## RAW DATA
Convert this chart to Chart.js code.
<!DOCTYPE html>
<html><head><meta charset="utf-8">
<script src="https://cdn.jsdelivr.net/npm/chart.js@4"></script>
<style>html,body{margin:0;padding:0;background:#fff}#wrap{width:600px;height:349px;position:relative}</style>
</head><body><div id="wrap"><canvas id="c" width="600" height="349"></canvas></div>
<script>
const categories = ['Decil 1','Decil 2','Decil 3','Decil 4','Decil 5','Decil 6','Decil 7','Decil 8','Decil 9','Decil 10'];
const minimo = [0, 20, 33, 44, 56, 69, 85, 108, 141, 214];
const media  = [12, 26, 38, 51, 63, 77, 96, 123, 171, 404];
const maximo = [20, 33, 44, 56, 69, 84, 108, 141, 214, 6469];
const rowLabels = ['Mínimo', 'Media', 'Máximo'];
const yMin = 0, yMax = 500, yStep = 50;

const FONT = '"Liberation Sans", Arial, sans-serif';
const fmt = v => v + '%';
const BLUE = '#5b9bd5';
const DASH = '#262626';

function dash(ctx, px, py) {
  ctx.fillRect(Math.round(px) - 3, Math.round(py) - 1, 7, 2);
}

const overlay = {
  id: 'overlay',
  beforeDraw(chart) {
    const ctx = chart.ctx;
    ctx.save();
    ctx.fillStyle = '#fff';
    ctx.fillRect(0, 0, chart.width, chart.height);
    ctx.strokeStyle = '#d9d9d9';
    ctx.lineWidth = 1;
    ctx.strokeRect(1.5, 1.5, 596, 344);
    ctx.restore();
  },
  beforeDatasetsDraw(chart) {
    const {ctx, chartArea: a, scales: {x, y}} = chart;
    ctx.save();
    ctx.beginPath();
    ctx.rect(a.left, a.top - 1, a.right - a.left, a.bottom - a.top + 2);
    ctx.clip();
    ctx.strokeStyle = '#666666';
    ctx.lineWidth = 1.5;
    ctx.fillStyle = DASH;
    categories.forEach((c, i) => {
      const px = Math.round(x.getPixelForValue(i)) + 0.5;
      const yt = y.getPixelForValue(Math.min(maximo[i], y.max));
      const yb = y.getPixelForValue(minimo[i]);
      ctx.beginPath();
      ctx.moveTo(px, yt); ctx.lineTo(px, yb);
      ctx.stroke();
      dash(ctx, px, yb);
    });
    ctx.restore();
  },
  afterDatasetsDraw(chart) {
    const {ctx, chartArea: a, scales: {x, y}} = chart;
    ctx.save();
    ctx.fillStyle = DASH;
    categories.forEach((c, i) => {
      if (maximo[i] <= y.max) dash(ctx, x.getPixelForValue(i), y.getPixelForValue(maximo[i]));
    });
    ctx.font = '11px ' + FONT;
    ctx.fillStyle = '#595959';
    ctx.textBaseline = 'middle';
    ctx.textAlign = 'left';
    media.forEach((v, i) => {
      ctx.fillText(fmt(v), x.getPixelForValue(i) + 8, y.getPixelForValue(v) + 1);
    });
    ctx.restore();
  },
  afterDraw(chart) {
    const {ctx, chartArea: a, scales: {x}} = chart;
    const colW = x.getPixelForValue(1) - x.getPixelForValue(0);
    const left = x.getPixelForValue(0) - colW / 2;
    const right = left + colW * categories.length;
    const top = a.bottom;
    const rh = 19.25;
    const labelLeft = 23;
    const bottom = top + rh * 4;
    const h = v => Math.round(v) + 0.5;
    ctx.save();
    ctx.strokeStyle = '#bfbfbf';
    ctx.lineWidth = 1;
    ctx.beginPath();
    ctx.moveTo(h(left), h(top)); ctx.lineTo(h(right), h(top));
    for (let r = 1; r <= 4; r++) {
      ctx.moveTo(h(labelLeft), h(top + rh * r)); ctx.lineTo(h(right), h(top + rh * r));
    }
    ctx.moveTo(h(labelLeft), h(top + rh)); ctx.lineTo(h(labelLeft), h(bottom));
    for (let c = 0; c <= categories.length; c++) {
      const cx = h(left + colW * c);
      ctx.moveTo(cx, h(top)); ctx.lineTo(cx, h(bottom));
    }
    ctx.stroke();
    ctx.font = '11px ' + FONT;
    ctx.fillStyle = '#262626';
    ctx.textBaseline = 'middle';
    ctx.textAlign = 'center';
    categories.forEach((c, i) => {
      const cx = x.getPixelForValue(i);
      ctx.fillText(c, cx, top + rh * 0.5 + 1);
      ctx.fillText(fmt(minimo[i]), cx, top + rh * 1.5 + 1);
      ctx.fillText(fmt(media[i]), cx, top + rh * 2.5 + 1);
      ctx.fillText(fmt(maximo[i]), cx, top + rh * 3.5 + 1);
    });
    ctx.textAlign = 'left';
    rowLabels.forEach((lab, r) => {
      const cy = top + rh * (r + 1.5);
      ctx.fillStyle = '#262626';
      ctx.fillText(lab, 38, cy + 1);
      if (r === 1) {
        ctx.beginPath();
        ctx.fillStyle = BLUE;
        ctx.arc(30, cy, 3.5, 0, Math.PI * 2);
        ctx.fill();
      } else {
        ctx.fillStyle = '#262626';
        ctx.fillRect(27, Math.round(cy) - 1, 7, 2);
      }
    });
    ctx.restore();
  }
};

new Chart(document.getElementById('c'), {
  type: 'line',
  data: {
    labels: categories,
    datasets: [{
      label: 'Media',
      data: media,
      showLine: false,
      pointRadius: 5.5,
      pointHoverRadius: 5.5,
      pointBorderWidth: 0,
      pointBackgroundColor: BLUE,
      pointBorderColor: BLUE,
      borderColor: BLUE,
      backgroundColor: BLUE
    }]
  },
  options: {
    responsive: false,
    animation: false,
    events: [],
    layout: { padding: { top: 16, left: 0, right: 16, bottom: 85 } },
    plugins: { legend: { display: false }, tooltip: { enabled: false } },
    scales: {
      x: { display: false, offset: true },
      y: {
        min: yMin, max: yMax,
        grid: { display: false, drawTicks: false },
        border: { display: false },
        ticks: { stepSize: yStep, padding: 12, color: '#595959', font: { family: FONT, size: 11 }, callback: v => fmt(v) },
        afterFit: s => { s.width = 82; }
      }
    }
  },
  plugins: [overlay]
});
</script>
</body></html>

## TASK OBJECTIVE
Up to and including the line with "const yMin = 0, yMax = 500, yStep = 50;", repeat the data exactly, starting from its first line; nothing else belongs in the response.

## OUTPUT FOR THIS EXERCISE
Convert this chart to Chart.js code.
<!DOCTYPE html>
<html><head><meta charset="utf-8">
<script src="https://cdn.jsdelivr.net/npm/chart.js@4"></script>
<style>html,body{margin:0;padding:0;background:#fff}#wrap{width:600px;height:349px;position:relative}</style>
</head><body><div id="wrap"><canvas id="c" width="600" height="349"></canvas></div>
<script>
const categories = ['Decil 1','Decil 2','Decil 3','Decil 4','Decil 5','Decil 6','Decil 7','Decil 8','Decil 9','Decil 10'];
const minimo = [0, 20, 33, 44, 56, 69, 85, 108, 141, 214];
const media  = [12, 26, 38, 51, 63, 77, 96, 123, 171, 404];
const maximo = [20, 33, 44, 56, 69, 84, 108, 141, 214, 6469];
const rowLabels = ['Mínimo', 'Media', 'Máximo'];
const yMin = 0, yMax = 500, yStep = 50;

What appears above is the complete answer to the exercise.